The next time you buy or rent a DVD, check the “special features.” Along with the Director’s commentary and deleted scenes, it’s often possible to select an alternate language to hear the movie in. Spanish. French. Portuguese. Italian. Whatever. It must not be too terribly difficult or disc-space-consuming to include an alternate audio track, because so many DVD movies now include that feature.
So, here’s my question and proposal: Why not include the cleaned-up version of the dialogue that is used for television broadcasts of the same movie? It could be another language option, alongside Spanish and French or whatever else. And for any movie that’s been cleaned-up with dubbing for television, that audio already exists. It shouldn’t be hard to do. Yet, in all the movies we’ve rented from Netflix, I’ve never seen a disc that offers this option.
I’m not talking about the “bad scenes” that are cut for television; I know some Christian groups have tried to produce and sell or rent versions of movies that cut these objectionable scenes, and have been sued. That’s not so critical for me; if I know there’s a bad scene in a movie, I can skip through it, mute it, or make my kids face away. But I can’t press the mute button every time Bruce Willis says the F-word. Sure, “melon farmer” is a silly substitute. But I’d rather my kids hear that than the original words.
What prompted this thought was recently renting Rain Man. It’s a wonderful movie, with absolutely superb acting from Tom Cruise and (especially) Dustin Hoffman. In fact, it’s hard for me to think of a movie with a better-acted lead than what Hoffman did in Rain Man. And the story itself, with Cruise growing to appreciate his brother for who he is, is powerful and moving. I really wanted to have the whole family watch it.
But it was rated R, and because I hadn’t seen it in many years I couldn’t remember exactly why. I knew there was at least one sex scene, but if that was the only problem…well, I could skip through that. But I had to know where it was, so I sat down to preview the movie by myself.
I found the sex scene, and it was pretty mild. Really mild, in fact, by Hollywood standards. The much larger problem was Tom Cruise’s mouth: the profanity never stopped flowing. The longer I watched, the more dismayed I grew. I loved the story and Hoffman’s acting as much as I remembered, but I knew I couldn’t share this film with the Yeoman Farm Children. If it’d just been that one sex scene, I easily could’ve skipped it. But the foul language was far too pervasive.

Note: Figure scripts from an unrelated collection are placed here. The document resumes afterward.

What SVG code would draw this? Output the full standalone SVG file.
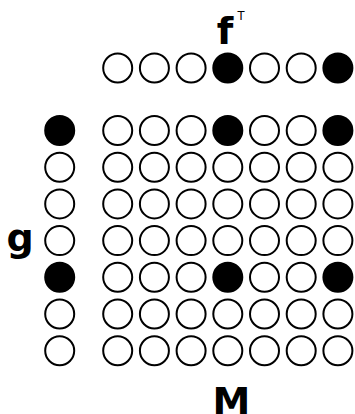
<svg xmlns="http://www.w3.org/2000/svg" width="355" height="414" viewBox="0 0 355 414">
<style>
.e{fill:#fff;stroke:#000;stroke-width:2}
.f{fill:#000;stroke:#000;stroke-width:2}
.t{font-family:"DejaVu Sans",sans-serif;font-weight:bold;fill:#000;font-size:38px;text-anchor:middle}
</style>
<defs>
<circle id="c" r="14.5"/>
</defs>
<rect width="355" height="414" fill="#fff"/>
<g id="label-f">
<text class="t" x="225" y="44">f</text>
<text x="241" y="19.5" font-size="11.5" font-family="DejaVu Sans,sans-serif" text-anchor="middle">T</text>
</g>
<g id="label-g"><text class="t" x="20" y="251">g</text></g>
<g id="label-M"><text class="t" x="231.5" y="414">M</text></g>
<g id="fT">
<use href="#c" class="e" x="117.7" y="68"/>
<use href="#c" class="e" x="154.4" y="68"/>
<use href="#c" class="e" x="191.1" y="68"/>
<use href="#c" class="f" x="227.8" y="68"/>
<use href="#c" class="e" x="264.5" y="68"/>
<use href="#c" class="e" x="301.2" y="68"/>
<use href="#c" class="f" x="337.9" y="68"/>
</g>
<g id="g">
<use href="#c" class="f" x="59.7" y="130.5"/>
<use href="#c" class="e" x="59.7" y="167.2"/>
<use href="#c" class="e" x="59.7" y="203.9"/>
<use href="#c" class="e" x="59.7" y="240.6"/>
<use href="#c" class="f" x="59.7" y="277.3"/>
<use href="#c" class="e" x="59.7" y="314"/>
<use href="#c" class="e" x="59.7" y="350.7"/>
</g>
<g id="M">
<g id="row0">
<use href="#c" class="e" x="117.7" y="130.5"/><use href="#c" class="e" x="154.4" y="130.5"/><use href="#c" class="e" x="191.1" y="130.5"/><use href="#c" class="f" x="227.8" y="130.5"/><use href="#c" class="e" x="264.5" y="130.5"/><use href="#c" class="e" x="301.2" y="130.5"/><use href="#c" class="f" x="337.9" y="130.5"/>
</g>
<g id="row1">
<use href="#c" class="e" x="117.7" y="167.2"/><use href="#c" class="e" x="154.4" y="167.2"/><use href="#c" class="e" x="191.1" y="167.2"/><use href="#c" class="e" x="227.8" y="167.2"/><use href="#c" class="e" x="264.5" y="167.2"/><use href="#c" class="e" x="301.2" y="167.2"/><use href="#c" class="e" x="337.9" y="167.2"/>
</g>
<g id="row2">
<use href="#c" class="e" x="117.7" y="203.9"/><use href="#c" class="e" x="154.4" y="203.9"/><use href="#c" class="e" x="191.1" y="203.9"/><use href="#c" class="e" x="227.8" y="203.9"/><use href="#c" class="e" x="264.5" y="203.9"/><use href="#c" class="e" x="301.2" y="203.9"/><use href="#c" class="e" x="337.9" y="203.9"/>
</g>
<g id="row3">
<use href="#c" class="e" x="117.7" y="240.6"/><use href="#c" class="e" x="154.4" y="240.6"/><use href="#c" class="e" x="191.1" y="240.6"/><use href="#c" class="e" x="227.8" y="240.6"/><use href="#c" class="e" x="264.5" y="240.6"/><use href="#c" class="e" x="301.2" y="240.6"/><use href="#c" class="e" x="337.9" y="240.6"/>
</g>
<g id="row4">
<use href="#c" class="e" x="117.7" y="277.3"/><use href="#c" class="e" x="154.4" y="277.3"/><use href="#c" class="e" x="191.1" y="277.3"/><use href="#c" class="f" x="227.8" y="277.3"/><use href="#c" class="e" x="264.5" y="277.3"/><use href="#c" class="e" x="301.2" y="277.3"/><use href="#c" class="f" x="337.9" y="277.3"/>
</g>
<g id="row5">
<use href="#c" class="e" x="117.7" y="314"/><use href="#c" class="e" x="154.4" y="314"/><use href="#c" class="e" x="191.1" y="314"/><use href="#c" class="e" x="227.8" y="314"/><use href="#c" class="e" x="264.5" y="314"/><use href="#c" class="e" x="301.2" y="314"/><use href="#c" class="e" x="337.9" y="314"/>
</g>
<g id="row6">
<use href="#c" class="e" x="117.7" y="350.7"/><use href="#c" class="e" x="154.4" y="350.7"/><use href="#c" class="e" x="191.1" y="350.7"/><use href="#c" class="e" x="227.8" y="350.7"/><use href="#c" class="e" x="264.5" y="350.7"/><use href="#c" class="e" x="301.2" y="350.7"/><use href="#c" class="e" x="337.9" y="350.7"/>
</g>
</g>
</svg>
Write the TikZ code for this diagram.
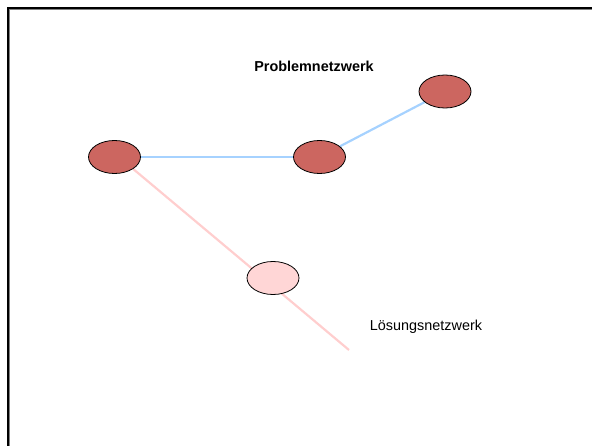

And you know what’s most frustrating? How completely unnecessary the rough language is. Yes, it fits Cruise’s character as a rough and profane guy who thinks only about himself. But an actor as good as Cruise could sell that role without dropping F-bombs.
In a similar vein, the first time I saw Coming to America was on an airplane. I was delighted. What a wonderful romantic comedy, I thought. And Eddie Murphy played such a refreshingly clean role! And then I rented it at home, and saw everything that’d been cut out. The language and short clips they’d cut weren’t just crude. They were totally unnecessary for the story — I’d loved it just as I’d seen it. The rough language and innuendo ruined it for me.
So, getting back to my proposal, why not offer cleaned-up dialogue as an alternate DVD audio track? If the film producers think it’s important not to exclude potential customers whose primary language is not English, why not show the same attention and concern to those of us who’d like to watch a movie with our kids and without all the four letter words?